═══ Data segment ═══

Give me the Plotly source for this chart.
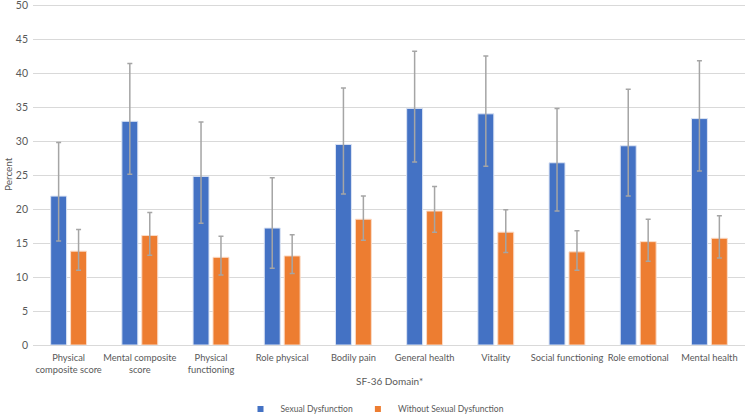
import plotly.graph_objects as go

categories = ["Physical<br>composite score", "Mental composite<br>score", "Physical<br>functioning",
              "Role physical", "Bodily pain", "General health", "Vitality",
              "Social functioning", "Role emotional", "Mental health"]

sd_values = [21.9, 32.9, 24.8, 17.2, 29.5, 34.8, 34.0, 26.8, 29.3, 33.3]
sd_upper = [29.8, 41.4, 32.8, 24.6, 37.8, 43.2, 42.5, 34.8, 37.6, 41.8]
sd_lower = [15.3, 25.1, 17.9, 11.3, 22.2, 26.9, 26.3, 19.7, 21.9, 25.6]

nsd_values = [13.8, 16.1, 12.9, 13.1, 18.5, 19.7, 16.6, 13.7, 15.2, 15.7]
nsd_upper = [17.0, 19.5, 16.0, 16.2, 21.9, 23.3, 19.9, 16.8, 18.5, 19.0]
nsd_lower = [11.0, 13.2, 10.3, 10.5, 15.4, 16.6, 13.6, 11.0, 12.3, 12.8]

y_ticks = [0, 5, 10, 15, 20, 25, 30, 35, 40, 45, 50]

FONT = "Lato, Open Sans, sans-serif"
TXT = "#595959"
ERR = "#A5A5A5"
BLUE = "#4472C4"
ORANGE = "#ED7D31"

def err(vals, up, lo, color):
    return dict(type="data", symmetric=False,
                array=[u - v for u, v in zip(up, vals)],
                arrayminus=[v - l for v, l in zip(vals, lo)],
                color=color, thickness=1.5, width=2.5)

fig = go.Figure()
fig.add_trace(go.Bar(name="Sexual Dysfunction", x=categories, y=sd_values, showlegend=False,
                     marker=dict(color=BLUE, line=dict(color="#DCE4F4", width=1)),
                     error_y=err(sd_values, sd_upper, sd_lower, ERR)))
fig.add_trace(go.Bar(name="Without Sexual Dysfunction", x=categories, y=nsd_values, showlegend=False,
                     marker=dict(color=ORANGE, line=dict(color="#FBDCC8", width=1)),
                     error_y=err(nsd_values, nsd_upper, nsd_lower, ERR)))
# legend entries (small square swatches as in the reference)
fig.add_trace(go.Scatter(name="Sexual Dysfunction", x=[None], y=[None], mode="markers",
                         marker=dict(symbol="square", size=6, color=BLUE)))
fig.add_trace(go.Scatter(name="Without Sexual Dysfunction", x=[None], y=[None], mode="markers",
                         marker=dict(symbol="square", size=6, color=ORANGE)))

fig.update_layout(
    width=750, height=416,
    margin=dict(l=33, r=5, t=3, b=71),
    paper_bgcolor="white", plot_bgcolor="white",
    barmode="group", bargap=0.44, bargroupgap=0.2,
    font=dict(family=FONT, size=10, color=TXT),
    showlegend=True,
    legend=dict(orientation="h", xref="container", yref="container",
                x=0.5, xanchor="center", y=7 / 416, yanchor="middle",
                font=dict(family=FONT, size=8.5, color=TXT), itemwidth=30,
                traceorder="normal", tracegroupgap=0),
    xaxis=dict(showgrid=False, showline=True, linecolor="#D9D9D9", linewidth=1,
               automargin=False, ticks="", tickangle=0, ticklabelstandoff=4,
               tickfont=dict(family=FONT, size=9.3, color=TXT)),
    yaxis=dict(range=[0, 50.3], tickvals=y_ticks, showgrid=True, gridcolor="#D9D9D9",
               gridwidth=1, zeroline=False, showline=False, ticks="", automargin=False,
               ticklabelstandoff=4, ticklabeloverflow="allow",
               tickfont=dict(family=FONT, size=10.5, color=TXT)),
    annotations=[
        dict(text="SF-36 Domain*", x=0.5, y=-0.105, xref="paper", yref="paper",
             showarrow=False, xanchor="center", yanchor="middle",
             font=dict(family=FONT, size=10, color=TXT)),
        dict(text="Percent", x=-0.035, y=0.5, xref="paper", yref="paper",
             showarrow=False, textangle=-90, xanchor="center", yanchor="middle",
             font=dict(family=FONT, size=10, color=TXT)),
    ],
)

post = """
document.documentElement.style.margin='0';
document.body.style.margin='0';
document.body.style.overflow='hidden';
"""

fig.write_html("out.html", config={"displayModeBar": False}, post_script=post)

═══

• Aim
Every line above should be repeated exactly; pictures stay out of the copy.

• Solution to the problem
Give me the Plotly source for this chart.
import plotly.graph_objects as go

categories = ["Physical<br>composite score", "Mental composite<br>score", "Physical<br>functioning",
              "Role physical", "Bodily pain", "General health", "Vitality",
              "Social functioning", "Role emotional", "Mental health"]

sd_values = [21.9, 32.9, 24.8, 17.2, 29.5, 34.8, 34.0, 26.8, 29.3, 33.3]
sd_upper = [29.8, 41.4, 32.8, 24.6, 37.8, 43.2, 42.5, 34.8, 37.6, 41.8]
sd_lower = [15.3, 25.1, 17.9, 11.3, 22.2, 26.9, 26.3, 19.7, 21.9, 25.6]

nsd_values = [13.8, 16.1, 12.9, 13.1, 18.5, 19.7, 16.6, 13.7, 15.2, 15.7]
nsd_upper = [17.0, 19.5, 16.0, 16.2, 21.9, 23.3, 19.9, 16.8, 18.5, 19.0]
nsd_lower = [11.0, 13.2, 10.3, 10.5, 15.4, 16.6, 13.6, 11.0, 12.3, 12.8]

y_ticks = [0, 5, 10, 15, 20, 25, 30, 35, 40, 45, 50]

FONT = "Lato, Open Sans, sans-serif"
TXT = "#595959"
ERR = "#A5A5A5"
BLUE = "#4472C4"
ORANGE = "#ED7D31"

def err(vals, up, lo, color):
    return dict(type="data", symmetric=False,
                array=[u - v for u, v in zip(up, vals)],
                arrayminus=[v - l for v, l in zip(vals, lo)],
                color=color, thickness=1.5, width=2.5)

fig = go.Figure()
fig.add_trace(go.Bar(name="Sexual Dysfunction", x=categories, y=sd_values, showlegend=False,
                     marker=dict(color=BLUE, line=dict(color="#DCE4F4", width=1)),
                     error_y=err(sd_values, sd_upper, sd_lower, ERR)))
fig.add_trace(go.Bar(name="Without Sexual Dysfunction", x=categories, y=nsd_values, showlegend=False,
                     marker=dict(color=ORANGE, line=dict(color="#FBDCC8", width=1)),
                     error_y=err(nsd_values, nsd_upper, nsd_lower, ERR)))
# legend entries (small square swatches as in the reference)
fig.add_trace(go.Scatter(name="Sexual Dysfunction", x=[None], y=[None], mode="markers",
                         marker=dict(symbol="square", size=6, color=BLUE)))
fig.add_trace(go.Scatter(name="Without Sexual Dysfunction", x=[None], y=[None], mode="markers",
                         marker=dict(symbol="square", size=6, color=ORANGE)))

fig.update_layout(
    width=750, height=416,
    margin=dict(l=33, r=5, t=3, b=71),
    paper_bgcolor="white", plot_bgcolor="white",
    barmode="group", bargap=0.44, bargroupgap=0.2,
    font=dict(family=FONT, size=10, color=TXT),
    showlegend=True,
    legend=dict(orientation="h", xref="container", yref="container",
                x=0.5, xanchor="center", y=7 / 416, yanchor="middle",
                font=dict(family=FONT, size=8.5, color=TXT), itemwidth=30,
                traceorder="normal", tracegroupgap=0),
    xaxis=dict(showgrid=False, showline=True, linecolor="#D9D9D9", linewidth=1,
               automargin=False, ticks="", tickangle=0, ticklabelstandoff=4,
               tickfont=dict(family=FONT, size=9.3, color=TXT)),
    yaxis=dict(range=[0, 50.3], tickvals=y_ticks, showgrid=True, gridcolor="#D9D9D9",
               gridwidth=1, zeroline=False, showline=False, ticks="", automargin=False,
               ticklabelstandoff=4, ticklabeloverflow="allow",
               tickfont=dict(family=FONT, size=10.5, color=TXT)),
    annotations=[
        dict(text="SF-36 Domain*", x=0.5, y=-0.105, xref="paper", yref="paper",
             showarrow=False, xanchor="center", yanchor="middle",
             font=dict(family=FONT, size=10, color=TXT)),
        dict(text="Percent", x=-0.035, y=0.5, xref="paper", yref="paper",
             showarrow=False, textangle=-90, xanchor="center", yanchor="middle",
             font=dict(family=FONT, size=10, color=TXT)),
    ],
)

post = """
document.documentElement.style.margin='0';
document.body.style.margin='0';
document.body.style.overflow='hidden';
"""

fig.write_html("out.html", config={"displayModeBar": False}, post_script=post)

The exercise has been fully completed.